Repeat, exactly and only, the lines from the beginning of the data through the line with "5.594,5.980,6.452,6.981,7.454,8.026,8.069,8.083,8.083,8.040];". Pictures are left out.

───── DATASET EXCERPT

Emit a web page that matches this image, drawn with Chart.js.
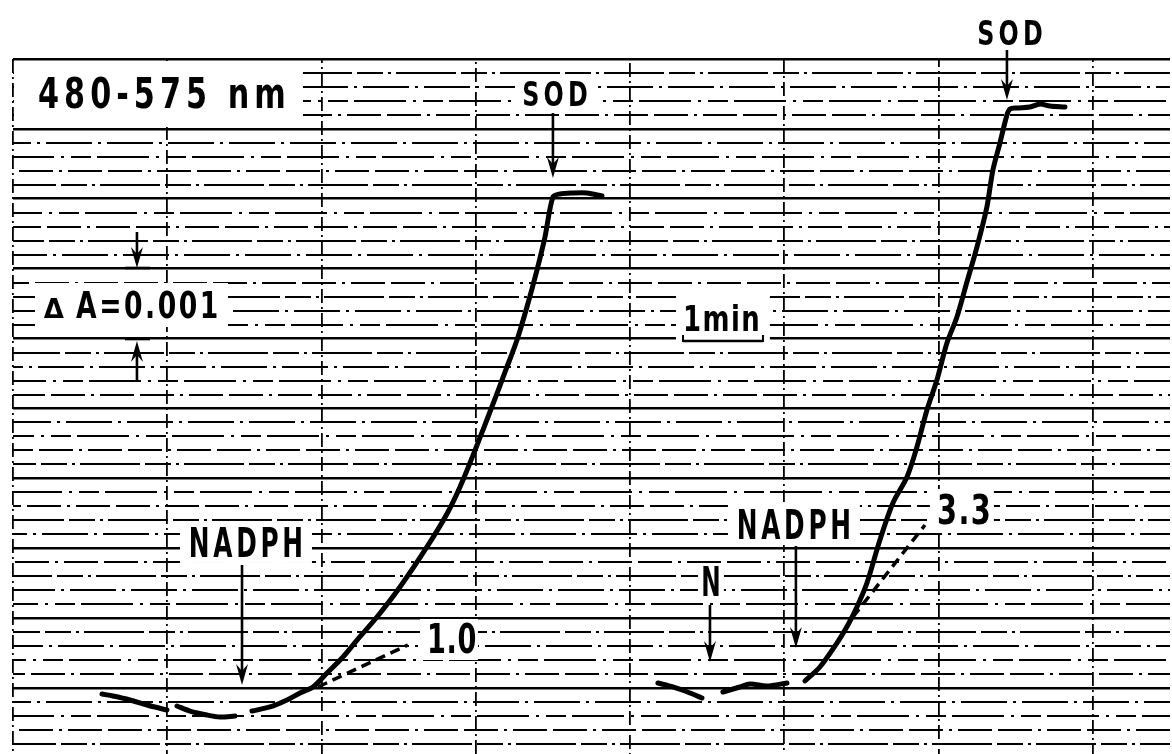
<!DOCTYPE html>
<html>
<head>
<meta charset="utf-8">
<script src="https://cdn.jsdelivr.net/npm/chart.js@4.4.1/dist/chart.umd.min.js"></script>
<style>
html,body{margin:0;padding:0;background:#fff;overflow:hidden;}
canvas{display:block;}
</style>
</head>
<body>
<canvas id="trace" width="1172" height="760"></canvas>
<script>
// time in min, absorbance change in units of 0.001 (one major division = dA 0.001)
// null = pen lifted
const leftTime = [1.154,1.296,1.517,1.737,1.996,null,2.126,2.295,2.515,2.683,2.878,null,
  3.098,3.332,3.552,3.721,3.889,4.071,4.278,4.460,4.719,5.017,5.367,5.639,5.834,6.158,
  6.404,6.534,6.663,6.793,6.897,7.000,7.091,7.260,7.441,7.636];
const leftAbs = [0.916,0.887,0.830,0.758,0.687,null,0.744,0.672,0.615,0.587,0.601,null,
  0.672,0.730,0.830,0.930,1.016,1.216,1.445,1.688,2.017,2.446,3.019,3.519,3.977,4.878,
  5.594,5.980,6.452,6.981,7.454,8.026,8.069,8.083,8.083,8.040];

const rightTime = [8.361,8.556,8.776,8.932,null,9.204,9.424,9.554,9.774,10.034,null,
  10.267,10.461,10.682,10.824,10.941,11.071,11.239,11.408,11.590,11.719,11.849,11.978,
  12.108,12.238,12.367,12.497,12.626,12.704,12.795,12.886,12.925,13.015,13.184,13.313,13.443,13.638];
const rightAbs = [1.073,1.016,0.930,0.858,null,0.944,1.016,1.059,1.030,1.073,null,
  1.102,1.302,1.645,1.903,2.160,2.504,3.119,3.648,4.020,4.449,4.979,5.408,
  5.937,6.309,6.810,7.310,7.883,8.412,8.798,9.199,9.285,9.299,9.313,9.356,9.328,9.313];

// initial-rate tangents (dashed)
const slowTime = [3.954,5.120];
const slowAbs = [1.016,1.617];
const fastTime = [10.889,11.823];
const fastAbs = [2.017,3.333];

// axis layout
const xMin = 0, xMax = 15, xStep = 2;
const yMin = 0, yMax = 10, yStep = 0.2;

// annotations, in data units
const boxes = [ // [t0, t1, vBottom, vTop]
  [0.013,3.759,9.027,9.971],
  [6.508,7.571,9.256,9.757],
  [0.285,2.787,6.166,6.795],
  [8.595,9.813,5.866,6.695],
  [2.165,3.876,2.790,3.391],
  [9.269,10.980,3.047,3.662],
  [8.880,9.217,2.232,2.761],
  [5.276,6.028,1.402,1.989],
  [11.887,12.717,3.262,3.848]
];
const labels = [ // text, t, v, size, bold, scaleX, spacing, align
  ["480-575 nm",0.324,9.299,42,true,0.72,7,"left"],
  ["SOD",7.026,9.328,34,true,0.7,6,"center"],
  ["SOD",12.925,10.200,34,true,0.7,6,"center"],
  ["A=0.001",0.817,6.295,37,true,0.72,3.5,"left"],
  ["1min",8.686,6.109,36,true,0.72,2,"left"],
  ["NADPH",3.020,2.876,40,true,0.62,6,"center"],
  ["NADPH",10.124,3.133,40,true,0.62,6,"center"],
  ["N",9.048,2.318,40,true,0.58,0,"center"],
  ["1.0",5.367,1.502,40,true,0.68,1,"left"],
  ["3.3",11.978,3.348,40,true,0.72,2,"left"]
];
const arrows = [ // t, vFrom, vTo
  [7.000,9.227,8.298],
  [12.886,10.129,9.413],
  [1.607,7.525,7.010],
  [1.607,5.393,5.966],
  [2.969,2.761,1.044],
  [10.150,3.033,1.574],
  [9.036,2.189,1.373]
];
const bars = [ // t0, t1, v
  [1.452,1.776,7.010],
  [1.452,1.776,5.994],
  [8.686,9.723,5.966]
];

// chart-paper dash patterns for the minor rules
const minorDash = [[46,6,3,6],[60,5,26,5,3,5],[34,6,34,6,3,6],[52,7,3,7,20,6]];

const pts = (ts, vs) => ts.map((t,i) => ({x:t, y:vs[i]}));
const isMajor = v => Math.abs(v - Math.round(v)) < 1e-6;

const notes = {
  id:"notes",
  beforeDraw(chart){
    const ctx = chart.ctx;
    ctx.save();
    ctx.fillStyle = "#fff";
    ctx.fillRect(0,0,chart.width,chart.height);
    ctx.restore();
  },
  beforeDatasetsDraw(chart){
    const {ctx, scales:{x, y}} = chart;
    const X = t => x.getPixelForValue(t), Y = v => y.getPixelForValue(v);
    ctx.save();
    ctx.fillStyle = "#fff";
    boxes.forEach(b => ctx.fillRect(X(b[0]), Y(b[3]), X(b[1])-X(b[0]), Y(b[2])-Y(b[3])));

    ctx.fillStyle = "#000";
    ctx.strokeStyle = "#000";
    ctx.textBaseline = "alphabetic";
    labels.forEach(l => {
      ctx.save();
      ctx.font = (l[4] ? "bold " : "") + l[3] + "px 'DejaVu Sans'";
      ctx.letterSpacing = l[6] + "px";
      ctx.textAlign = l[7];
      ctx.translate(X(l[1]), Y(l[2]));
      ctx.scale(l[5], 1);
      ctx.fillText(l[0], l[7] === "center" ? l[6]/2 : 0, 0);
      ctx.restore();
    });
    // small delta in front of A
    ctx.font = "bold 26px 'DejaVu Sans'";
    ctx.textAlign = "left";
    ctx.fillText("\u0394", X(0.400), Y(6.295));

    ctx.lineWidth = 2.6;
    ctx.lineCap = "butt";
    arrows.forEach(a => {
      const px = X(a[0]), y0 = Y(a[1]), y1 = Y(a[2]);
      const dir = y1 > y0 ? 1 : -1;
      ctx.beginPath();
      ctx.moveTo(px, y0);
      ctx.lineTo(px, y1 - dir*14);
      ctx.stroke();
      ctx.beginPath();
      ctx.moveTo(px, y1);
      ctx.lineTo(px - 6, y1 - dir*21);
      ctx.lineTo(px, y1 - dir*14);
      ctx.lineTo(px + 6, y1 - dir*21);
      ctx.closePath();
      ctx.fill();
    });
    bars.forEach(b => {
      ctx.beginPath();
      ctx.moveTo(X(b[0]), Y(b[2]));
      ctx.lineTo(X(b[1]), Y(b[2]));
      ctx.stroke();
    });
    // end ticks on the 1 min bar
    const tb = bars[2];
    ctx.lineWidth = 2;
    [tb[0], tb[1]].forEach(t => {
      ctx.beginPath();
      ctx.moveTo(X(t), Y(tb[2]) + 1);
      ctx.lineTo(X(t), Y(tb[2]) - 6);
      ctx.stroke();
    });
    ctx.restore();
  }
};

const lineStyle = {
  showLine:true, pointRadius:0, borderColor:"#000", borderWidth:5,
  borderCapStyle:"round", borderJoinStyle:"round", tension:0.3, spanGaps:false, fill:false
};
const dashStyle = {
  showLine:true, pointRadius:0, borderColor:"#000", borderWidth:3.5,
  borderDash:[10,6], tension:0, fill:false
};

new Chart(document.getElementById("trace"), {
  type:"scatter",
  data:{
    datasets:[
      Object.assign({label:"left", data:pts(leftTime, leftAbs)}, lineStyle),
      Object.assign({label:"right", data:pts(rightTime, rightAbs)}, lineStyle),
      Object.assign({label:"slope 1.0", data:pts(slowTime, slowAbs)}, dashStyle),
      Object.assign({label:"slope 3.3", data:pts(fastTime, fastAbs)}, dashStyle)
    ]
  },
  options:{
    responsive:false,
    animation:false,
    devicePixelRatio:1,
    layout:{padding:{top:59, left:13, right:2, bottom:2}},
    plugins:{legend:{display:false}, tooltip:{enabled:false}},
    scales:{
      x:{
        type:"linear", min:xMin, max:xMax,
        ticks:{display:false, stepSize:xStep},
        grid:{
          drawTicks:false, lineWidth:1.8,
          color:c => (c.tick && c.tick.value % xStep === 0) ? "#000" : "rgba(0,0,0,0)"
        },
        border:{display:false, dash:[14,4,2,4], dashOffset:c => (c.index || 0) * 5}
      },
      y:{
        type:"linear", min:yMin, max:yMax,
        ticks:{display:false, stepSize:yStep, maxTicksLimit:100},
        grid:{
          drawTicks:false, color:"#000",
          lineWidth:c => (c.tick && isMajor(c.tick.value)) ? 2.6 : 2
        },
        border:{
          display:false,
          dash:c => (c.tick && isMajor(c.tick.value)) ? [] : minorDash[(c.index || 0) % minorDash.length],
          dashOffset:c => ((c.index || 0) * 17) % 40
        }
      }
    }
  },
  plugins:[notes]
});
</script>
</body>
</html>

──────────

* [THE OUTPUT]:
Emit a web page that matches this image, drawn with Chart.js.
<!DOCTYPE html>
<html>
<head>
<meta charset="utf-8">
<script src="https://cdn.jsdelivr.net/npm/chart.js@4.4.1/dist/chart.umd.min.js"></script>
<style>
html,body{margin:0;padding:0;background:#fff;overflow:hidden;}
canvas{display:block;}
</style>
</head>
<body>
<canvas id="trace" width="1172" height="760"></canvas>
<script>
// time in min, absorbance change in units of 0.001 (one major division = dA 0.001)
// null = pen lifted
const leftTime = [1.154,1.296,1.517,1.737,1.996,null,2.126,2.295,2.515,2.683,2.878,null,
  3.098,3.332,3.552,3.721,3.889,4.071,4.278,4.460,4.719,5.017,5.367,5.639,5.834,6.158,
  6.404,6.534,6.663,6.793,6.897,7.000,7.091,7.260,7.441,7.636];
const leftAbs = [0.916,0.887,0.830,0.758,0.687,null,0.744,0.672,0.615,0.587,0.601,null,
  0.672,0.730,0.830,0.930,1.016,1.216,1.445,1.688,2.017,2.446,3.019,3.519,3.977,4.878,
  5.594,5.980,6.452,6.981,7.454,8.026,8.069,8.083,8.083,8.040];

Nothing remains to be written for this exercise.